## Record list
|---|

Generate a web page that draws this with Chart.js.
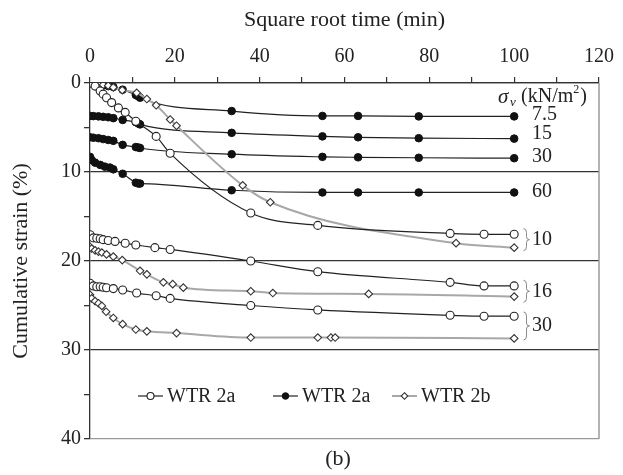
<!DOCTYPE html>
<html>
<head>
<meta charset="utf-8">
<script src="https://cdn.jsdelivr.net/npm/chart.js@4"></script>
<style>
  body { margin: 0; background: #fff; }
</style>
</head>
<body>
<canvas id="strainChart" width="623" height="475"></canvas>
<script>
// WTR 2a, filled circles (7.5, 15, 30, 60 kN/m2)
const s75X = [0, 1, 2, 3.1, 4.3, 5.5, 7.7, 10.8, 11.4, 11.8, 33.4, 54.8, 63.2, 77.5, 100];
const s75Y = [0, 0.1, 0.15, 0.25, 0.35, 0.45, 0.75, 1.35, 1.5, 1.65, 3.15, 3.7, 3.7, 3.75, 3.75];
const s15X = [0, 0.8, 2.0, 3.1, 4.3, 5.5, 7.7, 10.8, 11.4, 11.8, 33.4, 54.8, 63.2, 77.5, 100];
const s15Y = [3.7, 3.72, 3.75, 3.8, 3.85, 3.95, 4.15, 4.4, 4.55, 4.65, 5.6, 6.0, 6.1, 6.2, 6.25];
const s30X = [0, 0.8, 2.0, 3.1, 4.3, 5.5, 7.7, 10.8, 11.4, 11.8, 33.4, 54.8, 63.2, 77.5, 100];
const s30Y = [6.1, 6.15, 6.2, 6.3, 6.4, 6.5, 6.95, 7.2, 7.25, 7.3, 8.0, 8.3, 8.35, 8.4, 8.45];
const s60X = [0, 0.4, 1.2, 2.4, 3.5, 4.7, 5.5, 7.7, 10.8, 11.4, 11.8, 33.4, 54.8, 63.2, 77.5, 100];
const s60Y = [8.3, 8.65, 8.95, 9.2, 9.4, 9.5, 9.7, 10.2, 11.2, 11.3, 11.3, 12.05, 12.3, 12.3, 12.3, 12.3];

// WTR 2a, open circles (10, 16, 30 kN/m2)
const c10X = [0, 1.2, 2.4, 3.1, 3.9, 5.1, 6.7, 8.3, 10.8, 15.6, 18.9, 37.9, 53.7, 84.9, 92.9, 100];
const c10Y = [0, 0.35, 0.9, 1.25, 1.65, 2.2, 2.8, 3.3, 4.3, 6.0, 7.9, 14.6, 16.0, 16.9, 17.0, 17.0];
const c16X = [0, 0.8, 1.6, 2.4, 3.1, 4.3, 5.9, 8.3, 10.8, 15.3, 18.9, 37.9, 53.7, 84.9, 92.9, 100];
const c16Y = [17.05, 17.4, 17.45, 17.5, 17.6, 17.7, 17.8, 18.0, 18.2, 18.5, 18.7, 20.0, 21.2, 22.4, 22.8, 22.8];
const c30X = [0, 0.8, 1.6, 2.4, 3.1, 3.9, 5.5, 7.7, 11.0, 15.6, 18.9, 37.9, 53.7, 84.9, 92.9, 100];
const c30Y = [22.5, 22.8, 22.9, 22.9, 22.95, 23.0, 23.1, 23.25, 23.6, 23.9, 24.2, 25.0, 25.5, 26.1, 26.2, 26.2];

// WTR 2b, diamonds (10, 16, 30 kN/m2)
const d10X = [0, 0.8, 1.6, 2.4, 3.1, 4.3, 5.5, 7.6, 11.0, 13.4, 15.6, 18.9, 20.4, 36.0, 42.5, 86.3, 100];
const d10Y = [0, 0.05, 0.05, 0.1, 0.2, 0.3, 0.5, 0.8, 1.1, 1.8, 2.5, 4.1, 4.8, 11.5, 13.4, 18.0, 18.5];
const d16X = [0, 0.4, 1.2, 2.0, 2.8, 3.9, 5.5, 7.6, 11.8, 13.4, 17.3, 19.5, 22.0, 37.9, 43.1, 65.7, 100];
const d16Y = [18.4, 18.6, 18.8, 18.95, 19.05, 19.25, 19.5, 19.9, 21.1, 21.5, 22.4, 22.6, 23.0, 23.4, 23.6, 23.7, 24.0];
const d30X = [0, 0.4, 1.2, 2.0, 2.8, 3.8, 5.5, 7.7, 10.8, 13.4, 20.4, 37.9, 53.7, 56.8, 57.8, 100];
const d30Y = [23.8, 24.2, 24.5, 24.75, 25.05, 25.7, 26.4, 27.1, 27.7, 27.9, 28.1, 28.6, 28.6, 28.6, 28.6, 28.7];

const legendLabels = ['WTR 2a', 'WTR 2a', 'WTR 2b'];
const filledLabels = ['7.5', '15', '30', '60'];
const filledLabelY = [3.6, 5.7, 8.3, 12.2];
const bracedLabels = ['10', '16', '30'];
const bracedLabelY = [17.6, 23.4, 27.3];

const SERIF = '"Liberation Serif", "Times New Roman", Times, "DejaVu Serif", serif';

const pts = (xs, ys) => xs.map((x, i) => ({ x: x, y: ys[i] }));

const filledStyle = {
    borderColor: '#222', backgroundColor: '#111', borderWidth: 1.2,
    pointStyle: 'circle', pointRadius: 3.8, pointBorderWidth: 1,
    pointBackgroundColor: '#111', pointBorderColor: '#111'
};
const openStyle = {
    borderColor: '#222', backgroundColor: '#fff', borderWidth: 1.2,
    pointStyle: 'circle', pointRadius: 4, pointBorderWidth: 1.1,
    pointBackgroundColor: '#fff', pointBorderColor: '#222'
};
const diamondStyle = {
    borderColor: '#a8a8a8', backgroundColor: '#fff', borderWidth: 2,
    pointStyle: 'rectRot', pointRadius: 3.8, pointBorderWidth: 1.1,
    pointBackgroundColor: '#fff', pointBorderColor: '#333'
};

function series(label, xs, ys, style) {
    return Object.assign({ label: label, data: pts(xs, ys), showLine: true,
        cubicInterpolationMode: 'monotone' }, style);
}

// text and braces at the right, legend inside the plot, "(b)" under it
const extrasPlugin = {
    id: 'extras',
    afterDraw(chart) {
        const ctx = chart.ctx;
        const xs = chart.scales.x, ys = chart.scales.y;
        const area = chart.chartArea;
        ctx.save();
        // right border
        ctx.strokeStyle = '#9a9a9a';
        ctx.lineWidth = 1.5;
        ctx.beginPath();
        ctx.moveTo(area.right, area.top);
        ctx.lineTo(area.right, area.bottom);
        ctx.stroke();

        ctx.fillStyle = '#222';
        ctx.textBaseline = 'middle';
        ctx.textAlign = 'left';
        // sigma_v header
        const hx = xs.getPixelForValue(96.2), hy = ys.getPixelForValue(1.6);
        ctx.font = 'italic 21px ' + SERIF;
        ctx.fillText('\u03C3', hx, hy);
        ctx.font = 'italic 13px ' + SERIF;
        ctx.fillText('v', hx + 12, hy + 5);
        ctx.font = '20px ' + SERIF;
        ctx.fillText('(kN/m', hx + 23, hy);
        const w = ctx.measureText('(kN/m').width;
        ctx.font = '12px ' + SERIF;
        ctx.fillText('2', hx + 23 + w, hy - 7);
        ctx.font = '20px ' + SERIF;
        ctx.fillText(')', hx + 23 + w + 7, hy);

        filledLabels.forEach((t, i) => {
            ctx.fillText(t, xs.getPixelForValue(104.2), ys.getPixelForValue(filledLabelY[i]));
        });
        bracedLabels.forEach((t, i) => {
            const cy = ys.getPixelForValue(bracedLabelY[i]);
            const half = i === 2 ? 14 : 11;
            const bx = xs.getPixelForValue(102.2);
            ctx.strokeStyle = '#888';
            ctx.lineWidth = 1;
            ctx.beginPath();
            ctx.moveTo(bx, cy - half);
            ctx.quadraticCurveTo(bx + 3, cy - half, bx + 3, cy - half + 4);
            ctx.lineTo(bx + 3, cy - 3);
            ctx.quadraticCurveTo(bx + 3, cy, bx + 6, cy);
            ctx.quadraticCurveTo(bx + 3, cy, bx + 3, cy + 3);
            ctx.lineTo(bx + 3, cy + half - 4);
            ctx.quadraticCurveTo(bx + 3, cy + half, bx, cy + half);
            ctx.stroke();
            ctx.fillText(t, xs.getPixelForValue(104.2), cy);
        });

        // legend
        const ly = 396;
        const items = [
            { x: 138, style: openStyle },
            { x: 273, style: filledStyle },
            { x: 392, style: diamondStyle }
        ];
        items.forEach((it, i) => {
            const s = it.style;
            const r = s.pointRadius - 0.5;
            ctx.strokeStyle = s.borderColor;
            ctx.lineWidth = s.borderWidth;
            ctx.beginPath();
            ctx.moveTo(it.x, ly);
            ctx.lineTo(it.x + 25, ly);
            ctx.stroke();
            ctx.fillStyle = s.pointBackgroundColor;
            ctx.strokeStyle = s.pointBorderColor;
            ctx.lineWidth = s.pointBorderWidth;
            ctx.beginPath();
            if (s.pointStyle === 'rectRot') {
                ctx.moveTo(it.x + 12.5, ly - r);
                ctx.lineTo(it.x + 12.5 + r, ly);
                ctx.lineTo(it.x + 12.5, ly + r);
                ctx.lineTo(it.x + 12.5 - r, ly);
                ctx.closePath();
            } else {
                ctx.arc(it.x + 12.5, ly, r, 0, Math.PI * 2);
            }
            ctx.fill();
            ctx.stroke();
            ctx.fillStyle = '#222';
            ctx.font = '20px ' + SERIF;
            ctx.fillText(legendLabels[i], it.x + 29, ly + 1);
        });

        // panel label
        ctx.textAlign = 'center';
        ctx.font = '22px ' + SERIF;
        ctx.fillText('(b)', 338, 459);
        ctx.restore();
    }
};

Chart.defaults.font.family = SERIF;
Chart.defaults.color = '#222';

new Chart(document.getElementById('strainChart'), {
    type: 'scatter',
    data: {
        datasets: [
            series('WTR 2a 10', c10X, c10Y, openStyle),
            series('WTR 2a 16', c16X, c16Y, openStyle),
            series('WTR 2a 30', c30X, c30Y, openStyle),
            series('WTR 2b 10', d10X, d10Y, diamondStyle),
            series('WTR 2b 16', d16X, d16Y, diamondStyle),
            series('WTR 2b 30', d30X, d30Y, diamondStyle),
            series('WTR 2a 7.5', s75X, s75Y, filledStyle),
            series('WTR 2a 15', s15X, s15Y, filledStyle),
            series('WTR 2a 30 ', s30X, s30Y, filledStyle),
            series('WTR 2a 60', s60X, s60Y, filledStyle)
        ]
    },
    options: {
        responsive: false,
        animation: false,
        layout: { padding: { left: 0, top: 0, right: 24, bottom: 36 } },
        plugins: {
            legend: { display: false },
            tooltip: { enabled: false }
        },
        scales: {
            x: {
                type: 'linear',
                position: 'top',
                min: 0,
                max: 120,
                afterFit: s => { s.height = 83; },
                ticks: {
                    stepSize: 10,
                    padding: 8,
                    font: { size: 20 },
                    callback: v => (v % 20 === 0 ? v : '')
                },
                grid: { drawOnChartArea: false, tickLength: 6, color: '#333', lineWidth: 1.2 },
                border: { color: '#333', width: 1.3 },
                title: {
                    display: true,
                    text: 'Square root time (min)',
                    font: { size: 22 },
                    padding: { top: 7, bottom: 0 }
                }
            },
            y: {
                type: 'linear',
                reverse: true,
                min: 0,
                max: 40,
                afterFit: s => { s.width = 90; },
                ticks: {
                    stepSize: 5,
                    padding: 3,
                    font: { size: 20 },
                    callback: v => (v % 10 === 0 ? v : '')
                },
                grid: {
                    tickLength: 6,
                    lineWidth: 1.3,
                    tickColor: '#333',
                    color: ctx => {
                        const v = ctx.tick ? ctx.tick.value : 0;
                        if (v === 40) return '#9a9a9a';
                        return v % 10 === 0 ? '#333' : 'rgba(0,0,0,0)';
                    }
                },
                border: { color: '#333', width: 1.3 },
                title: {
                    display: true,
                    text: 'Cumulative strain (%)',
                    font: { size: 22 },
                    padding: { top: 8, bottom: 0 }
                }
            }
        }
    },
    plugins: [extrasPlugin]
});
</script>
</body>
</html>
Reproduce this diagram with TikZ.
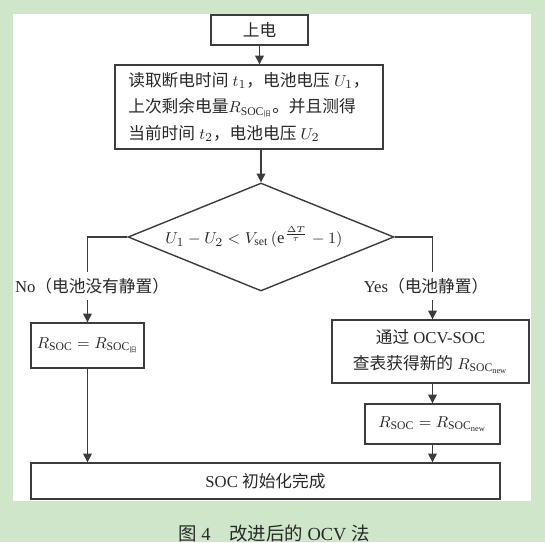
\documentclass[tikz,border=0pt]{standalone}
\usepackage{fontspec}
\setmainfont{Liberation Serif}
\newfontfamily\cjk{Noto Sans CJK SC}
\usetikzlibrary{shapes.geometric,arrows.meta}
\newcommand{\zh}[1]{{\cjk #1}}

\begin{document}
\begin{tikzpicture}[x=0.02cm, y=0.02cm,
    box/.style={draw=lineC, line width=0.8pt, fill=white, text=textC, inner sep=0pt, font=\fontsize{9.5}{15}\selectfont},
    decision/.style={box, diamond},
    flow/.style={draw=lineC, line width=0.8pt, -{Triangle[length=5pt,width=5pt]}},
    link/.style={draw=lineC, line width=0.8pt},
    tag/.style={text=textC, font=\fontsize{9.5}{12}\selectfont}]

    % Couleurs
    \definecolor{bgC}{RGB}{207,230,202}
    \definecolor{lineC}{RGB}{60,60,60}
    \definecolor{textC}{RGB}{40,40,40}

    % Fond
    \useasboundingbox (0,0) rectangle (545,542);
    \fill[bgC] (0,0) rectangle (545,542);
    \fill[white] (13,41) rectangle (531,528);

    % Debut et lecture
    \node[box, minimum width=1.94cm, minimum height=0.6cm] (start) at (259.5,512) {\zh{上电}};
    \node[box, minimum width=5.36cm, minimum height=1.68cm, align=left] (read) at (249,435)
        {\zh{读取断电时间} $t_1$\zh{，电池电压} $U_1$\zh{，}\\
         \zh{上次剩余电量}$R_{\mathrm{SOC}_{\mbox{\cjk\fontsize{4}{4}\selectfont 旧}}}$\zh{。并且测得}\\
         \zh{当前时间} $t_2$\zh{，电池电压} $U_2$};

    % Test
    \node[decision, minimum width=5.32cm, minimum height=2.16cm] (check) at (261,305) {};
    \node[text=textC, font=\fontsize{9.5}{12}\selectfont] (cond) at (254,305)
        {$U_1 - U_2 < V_{\mathrm{set}}\,(\mathrm{e}^{\frac{\Delta T}{\tau}} - 1)$};

    % Branches
    \node[tag] (no) at (92,256) {No\zh{（电池没有静置）}};
    \node[tag] (yes) at (426,256) {Yes\zh{（电池静置）}};

    \node[box, minimum width=2.26cm, minimum height=0.9cm] (keepold) at (87.5,196.5)
        {$R_{\mathrm{SOC}} = R_{\mathrm{SOC}_{\mbox{\cjk\fontsize{4}{4}\selectfont 旧}}}$};
    \node[box, minimum width=3.94cm, minimum height=1.26cm, align=center, font=\fontsize{9.5}{14.7}\selectfont] (lookup) at (430.5,190.5)
        {\zh{通过} OCV-SOC\\ \zh{查表获得新的} $R_{\mathrm{SOC}_{\mathrm{new}}}$};
    \node[box, minimum width=2.7cm, minimum height=0.8cm] (setnew) at (432.5,118)
        {$R_{\mathrm{SOC}} = R_{\mathrm{SOC}_{\mathrm{new}}}$};

    % Fin
    \node[box, minimum width=9.38cm, minimum height=0.72cm] (done) at (265.5,61) {SOC \zh{初始化完成}};

    % Liaisons
    \draw[flow] (start.south) -- (start.south |- read.north);
    \draw[flow] (check.north |- read.south) -- (check.north);
    \draw[link] (check.west) -| (keepold.north |- no.north);
    \draw[link] (check.east) -| (setnew.north |- yes.north);
    \draw[flow] (keepold.north |- no.south) -- (keepold.north);
    \draw[flow] (setnew.north |- yes.south) -- (setnew.north |- lookup.north);
    \draw[flow] (setnew.north |- lookup.south) -- (setnew.north);
    \draw[flow] (keepold.south) -- (keepold.south |- done.north);
    \draw[flow] (setnew.south) -- (setnew.south |- done.north);

    % Legende
    \node[tag, font=\fontsize{10.5}{12}\selectfont] (caption) at (274,9) {\zh{图} 4\quad\zh{改进后的} OCV \zh{法}};

\end{tikzpicture}
\end{document}
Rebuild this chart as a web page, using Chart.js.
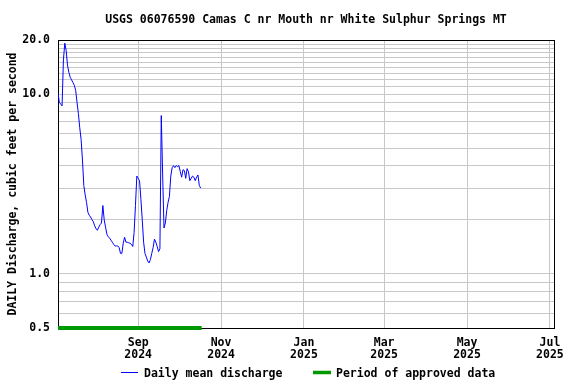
<!DOCTYPE html>
<html>
<head>
<meta charset="utf-8">
<script src="https://cdn.jsdelivr.net/npm/chart.js@4.4.1/dist/chart.umd.min.js"></script>
<style>
  html, body { margin: 0; padding: 0; background: #fff; }
  #hydrograph { display: block; background: #fff; }
</style>
</head>
<body>
<canvas id="hydrograph" width="576" height="384"></canvas>
<script>
// ==========================
// Data
// ==========================
const stationTitle = "USGS 06076590 Camas C nr Mouth nr White Sulphur Springs MT";
const yAxisTitle   = "DAILY Discharge, cubic feet per second";

// daily mean discharge (ft3/s), day 0 = 2024-07-04
const dailyMean = [
  10.1, 9.0, 8.8, 8.6, 15.5, 19.2, 17.5, 14.5, 13.2, 12.4,
  12.0, 11.6, 11.2, 10.5, 9.0, 7.8, 6.5, 5.6, 4.3, 3.1,
  2.75, 2.5, 2.2, 2.12, 2.07, 2.0, 1.95, 1.85, 1.78, 1.75,
  1.82, 1.88, 1.92, 2.4, 2.0, 1.82, 1.66, 1.61, 1.58, 1.54,
  1.5, 1.46, 1.43, 1.43, 1.43, 1.4, 1.3, 1.3, 1.48, 1.6,
  1.5, 1.5, 1.49, 1.48, 1.46, 1.42, 1.7, 2.4, 3.5, 3.4,
  3.3, 2.6, 2.0, 1.5, 1.3, 1.24, 1.18, 1.15, 1.2, 1.3,
  1.4, 1.56, 1.5, 1.42, 1.33, 1.38, 7.6, 3.6, 1.8, 1.92,
  2.25, 2.5, 2.7, 3.5, 3.9, 4.0, 3.9, 4.0, 3.95, 4.0,
  3.7, 3.45, 3.8, 3.75, 3.4, 3.85, 3.7, 3.3, 3.4, 3.5,
  3.45, 3.3, 3.45, 3.55, 3.1, 3.0
];

// approved data period (start day, end day), drawn at the bottom of the axis
const approvedDays  = [0, 105.7];
const approvedLevel = 0.5;

const xRange      = [0, 365];
const xTickDays   = [59, 120, 181, 240, 301, 362];
const xTickLabels = [["Sep", "2024"], ["Nov", "2024"], ["Jan", "2025"], ["Mar", "2025"], ["May", "2025"], ["Jul", "2025"]];

const yRange       = [0.5, 20];
const yGridValues  = [0.5, 0.6, 0.7, 0.8, 0.9, 1, 2, 3, 4, 5, 6, 7, 8, 9, 10, 11, 12, 13, 14, 15, 16, 17, 18, 19, 20];
const yLabelValues = [0.5, 1, 10, 20];
const yLabelText   = ["0.5", "1.0", "10.0", "20.0"];

const legendLabels = ["Daily mean discharge", "Period of approved data"];

// ==========================
// Styles
// ==========================
const FAMILY   = "'DejaVu Sans Mono', 'Liberation Mono', monospace";
const tickFont = { family: FAMILY, size: 11.5, weight: "bold", lineHeight: 1.1 };
const CSS_FONT = "bold 11.5px " + FAMILY;
const BLUE  = "#0000ff";
const GREEN = "#009a00";
const GRID  = "#c8c8c8";

// frame, title and legend
const decorations = {
  id: "decorations",
  beforeDatasetsDraw(chart) {
    const { ctx, chartArea: a } = chart;
    ctx.save();
    ctx.strokeStyle = "#000";
    ctx.lineWidth = 1;
    ctx.strokeRect(a.left + 0.5, a.top + 0.5, a.right - a.left, a.bottom - a.top);
    ctx.restore();
  },
  afterDraw(chart) {
    const { ctx, chartArea: a } = chart;
    ctx.save();
    ctx.font = CSS_FONT;
    ctx.fillStyle = "#000";
    ctx.textBaseline = "middle";

    // title
    ctx.textAlign = "center";
    ctx.fillText(stationTitle, (a.left + a.right) / 2, 20);

    // legend
    const ly = 372.5;
    ctx.textAlign = "left";
    ctx.strokeStyle = BLUE;
    ctx.lineWidth = 1;
    ctx.beginPath();
    ctx.moveTo(121, ly);
    ctx.lineTo(138, ly);
    ctx.stroke();
    ctx.fillText(legendLabels[0], 144, ly + 1.5);

    ctx.strokeStyle = GREEN;
    ctx.lineWidth = 3.5;
    ctx.beginPath();
    ctx.moveTo(313, ly);
    ctx.lineTo(331, ly);
    ctx.stroke();
    ctx.fillText(legendLabels[1], 336, ly + 1.5);
    ctx.restore();
  }
};

const ctx = document.getElementById("hydrograph").getContext("2d");
new Chart(ctx, {
  type: "line",
  data: {
    datasets: [
      {
        label: legendLabels[0],
        data: dailyMean.map((v, i) => ({ x: i, y: v })),
        borderColor: BLUE,
        borderWidth: 1,
        pointRadius: 0,
        tension: 0
      },
      {
        label: legendLabels[1],
        data: approvedDays.map(d => ({ x: d, y: approvedLevel })),
        borderColor: GREEN,
        borderWidth: 4,
        pointRadius: 0,
        clip: false
      }
    ]
  },
  options: {
    responsive: false,
    animation: false,
    layout: { padding: { top: 40, right: 22, bottom: 22, left: 0 } },
    plugins: {
      legend: { display: false },
      title: { display: false },
      tooltip: { enabled: false }
    },
    scales: {
      x: {
        type: "linear",
        min: xRange[0],
        max: xRange[1],
        afterBuildTicks: scale => { scale.ticks = xTickDays.map(v => ({ value: v })); },
        afterFit: scale => { scale.height = 34; },
        ticks: {
          autoSkip: false,
          maxRotation: 0,
          padding: 8.5,
          color: "#000",
          font: tickFont,
          callback: v => xTickLabels[xTickDays.indexOf(v)]
        },
        grid: { color: GRID, drawTicks: false },
        border: { display: false }
      },
      y: {
        type: "logarithmic",
        min: yRange[0],
        max: yRange[1],
        afterBuildTicks: scale => { scale.ticks = yGridValues.map(v => ({ value: v })); },
        afterFit: scale => { scale.width = 58; },
        ticks: {
          autoSkip: false,
          padding: 8,
          color: "#000",
          font: tickFont,
          callback: v => {
            const i = yLabelValues.indexOf(v);
            return i >= 0 ? yLabelText[i] : "";
          }
        },
        grid: { color: GRID, drawTicks: false },
        border: { display: false },
        title: {
          display: true,
          text: yAxisTitle,
          color: "#000",
          font: tickFont,
          padding: { top: 7, bottom: 0 }
        }
      }
    }
  },
  plugins: [decorations]
});
</script>
</body>
</html>
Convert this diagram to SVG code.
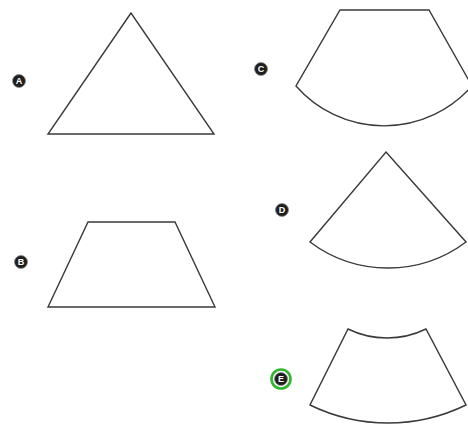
<svg xmlns="http://www.w3.org/2000/svg" width="468" height="424" viewBox="0 0 468 424">
<style>
.s{fill:#fff;stroke:#3a3a3a;stroke-width:1.4;stroke-linejoin:miter}
.b{fill:#1e1e1e;stroke:#888;stroke-width:0.8}
.t{fill:#fff;font-family:"Liberation Sans",Arial,sans-serif;font-weight:bold;font-size:9px;text-anchor:middle}
.g{fill:none;stroke:#2fb52f;stroke-width:2.6}
</style>
<rect width="468" height="424" fill="#fff"/>
<g id="A">
<path class="s" d="M131,13 L48,134 L214,134 Z"/>
<circle class="b" cx="19" cy="81" r="6.5"/>
<text class="t" x="19" y="84.3">A</text>
</g>
<g id="B">
<path class="s" d="M88,222 L175,222 L215,307 L48,307 Z"/>
<circle class="b" cx="21" cy="262" r="6.5"/>
<text class="t" x="21" y="265.3">B</text>
</g>
<g id="C">
<path class="s" d="M340,10 L429,10 L472,86 A117,117 0 0 1 296,86 Z"/>
<circle class="b" cx="261" cy="69" r="6.5"/>
<text class="t" x="261" y="72.3">C</text>
</g>
<g id="D">
<path class="s" d="M386,152 L466,242 A130,130 0 0 1 310,242 Z"/>
<circle class="b" cx="282" cy="210" r="6.5"/>
<text class="t" x="282" y="213.3">D</text>
</g>
<g id="E">
<path class="s" d="M348,329 A89,89 0 0 0 426,329 L466,405 A178,178 0 0 1 310,405 Z"/>
<circle class="g" cx="281" cy="379" r="9.5"/>
<circle class="b" cx="281" cy="379" r="6.5"/>
<text class="t" x="281" y="382.3">E</text>
</g>
</svg>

|---|

## Challenge
Without the pictures, give again only the lines beginning at the line that contains "Reproduce this diagram with TikZ." and stopping after the line that contains "(13,41) rectangle (531,528);", exactly as written.

## Complete answer
Reproduce this diagram with TikZ.
\documentclass[tikz,border=0pt]{standalone}
\usepackage{fontspec}
\setmainfont{Liberation Serif}
\newfontfamily\cjk{Noto Sans CJK SC}
\usetikzlibrary{shapes.geometric,arrows.meta}
\newcommand{\zh}[1]{{\cjk #1}}

\begin{document}
\begin{tikzpicture}[x=0.02cm, y=0.02cm,
    box/.style={draw=lineC, line width=0.8pt, fill=white, text=textC, inner sep=0pt, font=\fontsize{9.5}{15}\selectfont},
    decision/.style={box, diamond},
    flow/.style={draw=lineC, line width=0.8pt, -{Triangle[length=5pt,width=5pt]}},
    link/.style={draw=lineC, line width=0.8pt},
    tag/.style={text=textC, font=\fontsize{9.5}{12}\selectfont}]

    % Couleurs
    \definecolor{bgC}{RGB}{207,230,202}
    \definecolor{lineC}{RGB}{60,60,60}
    \definecolor{textC}{RGB}{40,40,40}

    % Fond
    \useasboundingbox (0,0) rectangle (545,542);
    \fill[bgC] (0,0) rectangle (545,542);
    \fill[white] (13,41) rectangle (531,528);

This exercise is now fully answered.